Selfie with the world’s largest Lenin head statue, which is the only tourist draw to the city. However, I’ve heard there’s lots of fun nature things to do nearby if you have the time!
Use the toilet when the train stops

Look, the plumbing systems on some of these older trains are not complex. You’re basically just hovering above a hole in the train. Normally the toilets are locked when approaching a station so passengers can’t use them, because if you do… everyone on the platform will witness the flush.

Dawdle outside at stops

Russian trains pull out of the station promptly, and the provodnitsa is hauling up the stairs several minutes before departure time. Don’t get left behind — make sure you’re back on the train at least five minutes before departure.

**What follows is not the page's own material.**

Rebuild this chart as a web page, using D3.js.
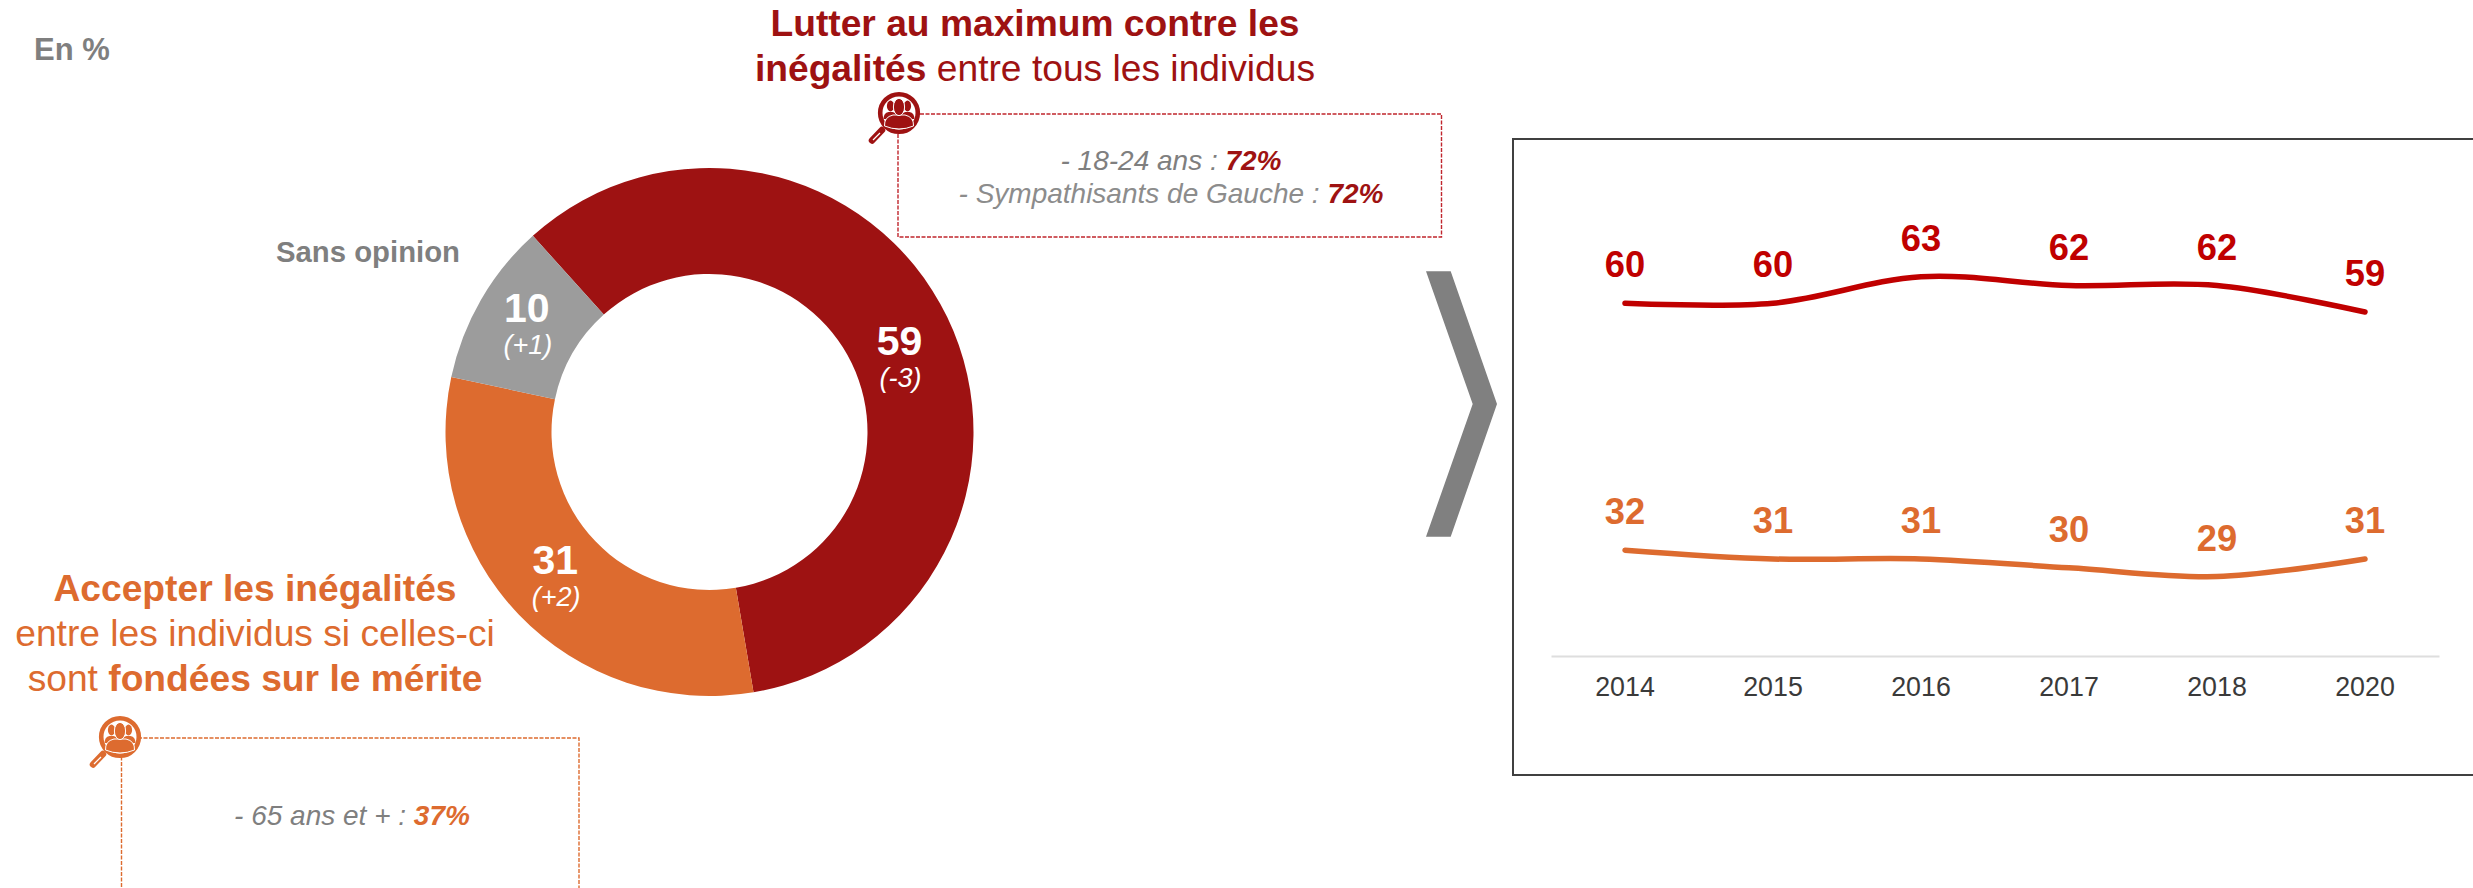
<!DOCTYPE html>
<html lang="fr">
<head>
<meta charset="utf-8">
<title>Inégalités</title>
<script src="https://cdn.jsdelivr.net/npm/d3@7"></script>
<style>
    html, body { margin: 0; padding: 0; background: #fff; overflow: hidden; }
    text { font-family: "Liberation Sans", Arial, sans-serif; }
</style>
</head>
<body>
<div id="chart"></div>
<script>
// Donut data (%)
const donutLabels = ["Lutter", "Accepter", "Sans opinion"];
const donutValues = [59, 31, 10];
const donutChanges = ["(-3)", "(+2)", "(+1)"];

// Trend data (%)
const years = ["2014", "2015", "2016", "2017", "2018", "2020"];
const lutterSeries = [60, 60, 63, 62, 62, 59];
const accepterSeries = [32, 31, 31, 30, 29, 31];

const width = 2473, height = 888;
const red = "#9e1212", orange = "#dd6b2f", grey = "#9c9c9c";
const lineRed = "#c00000";

const svg = d3.select("#chart")
              .append("svg")
              .attr("width", width)
              .attr("height", height)
              .style("display", "block");

// Writes one line of text made of several styled runs
function richText(x, y, size, runs, anchor = "middle") {
    const t = svg.append("text")
                 .attr("x", x)
                 .attr("y", y)
                 .attr("font-size", size)
                 .attr("text-anchor", anchor);
    runs.forEach(r => {
        t.append("tspan")
         .attr("fill", r.color)
         .attr("font-weight", r.bold ? "bold" : "normal")
         .attr("font-style", r.italic ? "italic" : "normal")
         .text(r.text);
    });
    return t;
}

// Magnifying glass with people, centred on the corner of a callout box
function drawIcon(cx, cy, color) {
    const g = svg.append("g").attr("transform", `translate(${cx},${cy})`);
    g.append("line")
     .attr("x1", -17).attr("y1", 17).attr("x2", -27).attr("y2", 27.5)
     .attr("stroke", color).attr("stroke-width", 6.5).attr("stroke-linecap", "round");
    g.append("line")
     .attr("x1", -19).attr("y1", 20).attr("x2", -26).attr("y2", 27)
     .attr("stroke", "#fff").attr("stroke-width", 1.2);
    g.append("circle")
     .attr("r", 18.8).attr("fill", "#fff")
     .attr("stroke", color).attr("stroke-width", 4.6);
    // two people behind, one in front
    [-8.5, 8.5].forEach(dx => {
        g.append("ellipse")
         .attr("cx", dx).attr("cy", -7).attr("rx", 3.6).attr("ry", 5.4)
         .attr("fill", color);
        g.append("path")
         .attr("d", `M${dx - 7},6 Q${dx - 7},0 ${dx - 2},-1 L${dx + 2},-1 Q${dx + 7},0 ${dx + 7},6 Z`)
         .attr("fill", color);
    });
    g.append("path")
     .attr("d", "M-14.5,13 Q-15,4 -6,2 L6,2 Q15,4 14.5,13 Q0,19 -14.5,13 Z")
     .attr("fill", color).attr("stroke", "#fff").attr("stroke-width", 1);
    g.append("ellipse")
     .attr("cx", 0).attr("cy", -6).attr("rx", 5.6).attr("ry", 8.6)
     .attr("fill", color).attr("stroke", "#fff").attr("stroke-width", 1);
}

function drawBox(x, y, w, h, color) {
    svg.append("rect")
       .attr("x", x).attr("y", y).attr("width", w).attr("height", h)
       .attr("fill", "none")
       .attr("stroke", color)
       .attr("stroke-width", 1.4)
       .attr("stroke-dasharray", "4 1.5");
}

// En %
richText(34, 60, 31, [{ text: "En %", color: "#7f7f7f", bold: true }], "start");

// Donut
const donutG = svg.append("g").attr("transform", "translate(709.5,432)");
const pie = d3.pie().sort(null).startAngle(-42 * Math.PI / 180).endAngle(318 * Math.PI / 180);
const arc = d3.arc().innerRadius(158).outerRadius(264);
const donutColor = d3.scaleOrdinal().domain(donutLabels).range([red, orange, grey]);
const arcs = pie(donutValues);

donutG.selectAll("path")
      .data(arcs)
      .join("path")
      .attr("d", arc)
      .attr("fill", (d, i) => donutColor(donutLabels[i]));

// labels sit near the centroid, nudged like in the original
const labelNudge = [[0, 0], [-2, -19], [0, -20]];
donutG.selectAll("text.val")
      .data(arcs)
      .join("text")
      .attr("class", "val")
      .attr("text-anchor", "middle")
      .attr("x", (d, i) => arc.centroid(d)[0] + labelNudge[i][0])
      .attr("y", (d, i) => arc.centroid(d)[1] + labelNudge[i][1] + 15)
      .attr("fill", "#fff")
      .attr("font-weight", "bold")
      .attr("font-size", 41)
      .text(d => d.data);
donutG.selectAll("text.chg")
      .data(arcs)
      .join("text")
      .attr("class", "chg")
      .attr("text-anchor", "middle")
      .attr("x", (d, i) => arc.centroid(d)[0] + labelNudge[i][0] + 1)
      .attr("y", (d, i) => arc.centroid(d)[1] + labelNudge[i][1] + 47)
      .attr("fill", "#fff")
      .attr("font-style", "italic")
      .attr("font-size", 27)
      .text((d, i) => donutChanges[i]);

richText(368, 262, 29.3, [{ text: "Sans opinion", color: "#7f7f7f", bold: true }]);

// Top callout
richText(1035, 36, 37.2, [{ text: "Lutter au maximum contre les", color: red, bold: true }]);
richText(1035, 81, 37.2, [
    { text: "inégalités", color: red, bold: true },
    { text: " entre tous les individus", color: red }
]);
drawBox(898, 114, 543.5, 123, "#c0262d");
drawIcon(899, 113, red);
richText(1171, 170, 28, [
    { text: "- 18-24 ans : ", color: "#7f7f7f", italic: true },
    { text: "72%", color: red, bold: true, italic: true }
]);
richText(1171, 203, 28, [
    { text: "- Sympathisants de Gauche : ", color: "#8c8c8c", italic: true },
    { text: "72%", color: red, bold: true, italic: true }
]);

// Bottom callout
richText(255, 601, 37.2, [{ text: "Accepter les inégalités", color: orange, bold: true }]);
richText(255, 646, 37.2, [{ text: "entre les individus si celles-ci", color: orange }]);
richText(255, 691, 37.2, [
    { text: "sont ", color: orange },
    { text: "fondées sur le mérite", color: orange, bold: true }
]);
drawBox(121.5, 738, 457.5, 200, orange);
drawIcon(120, 737, orange);
richText(352, 825, 28, [
    { text: "- 65 ans et + : ", color: "#7f7f7f", italic: true },
    { text: "37%", color: orange, bold: true, italic: true }
]);

// Chevron
svg.append("path")
   .attr("d", "M1426,271.3 L1450.7,271.3 L1497,404 L1450.7,536.7 L1426,536.7 L1472.7,404 Z")
   .attr("fill", "#808080");

// Trend panel (runs off the right edge of the page)
svg.append("rect")
   .attr("x", 1513).attr("y", 139)
   .attr("width", 1000).attr("height", 636)
   .attr("fill", "none")
   .attr("stroke", "#404040")
   .attr("stroke-width", 2);

const x = d3.scaleBand().domain(years).range([1551, 2439]);
const y = d3.scaleLinear().domain([20, 70]).range([656, 215]);
const xPos = d => x(d) + x.bandwidth() / 2;

const xAxis = svg.append("g")
                 .attr("transform", "translate(0,656)")
                 .call(d3.axisBottom(x).tickSize(0).tickPadding(21));
xAxis.select(".domain").attr("stroke", "#dedede").attr("stroke-width", 2);
xAxis.selectAll("text")
     .attr("font-family", "Liberation Sans")
     .attr("font-size", 26.8)
     .attr("fill", "#3a3a3a");

const line = d3.line()
               .x((d, i) => xPos(years[i]))
               .y(d => y(d))
               .curve(d3.curveCardinal.tension(0));

[[lutterSeries, lineRed], [accepterSeries, orange]].forEach(([series, color]) => {
    svg.append("path")
       .attr("d", line(series))
       .attr("fill", "none")
       .attr("stroke", color)
       .attr("stroke-width", 5.5)
       .attr("stroke-linecap", "round");
    svg.append("g")
       .selectAll("text")
       .data(series)
       .join("text")
       .attr("x", (d, i) => xPos(years[i]))
       .attr("y", d => y(d) - 26)
       .attr("text-anchor", "middle")
       .attr("font-weight", "bold")
       .attr("font-size", 36.3)
       .attr("fill", color)
       .text(d => d);
});
</script>
</body>
</html>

On the Trans Siberian, the provodniks pull up the stairs into the wagon minutes before departure. Make sure you're on board so you don't get left behind!
As we pulled out of the train station, the provodnik checked his phone. Couldn’t grab a trailing tourist if he had wanted to!

Final thoughts…

Looking back, I’m not sure when I decided to spend three weeks of my precious summer holiday coped up on a train, miming to communicate, and eating way too many Snickers and Pringles than is good for me. Perhaps it was when I read The Great Railway Bazaar by Paul Theroux, and then it was bolstered with Natasha’s Dance by Orlando Figes and In Siberia by Colin Thubron. But mostly, I think it came from the creeping desire to know more of Russia than just Moscow and Saint Petersburg and seeing the rare opportunity to do it before I left Russia (losing my Russian work visa).

The Trans Siberian train trip is an experience — probably not the one you were expecting, but one that’s worth doing all the same. And if you see that you have the opportunity to do it, or if you’re ready to make an opportunity, I heartily recommend going for it.

A bleary, train-dazed arrival in Vladivostok. A little salfie by the train station to celebrate going 9,258 km by train across the world's largest country.
9,258km by train finally conquered, a bleary arrival in Vladivostok!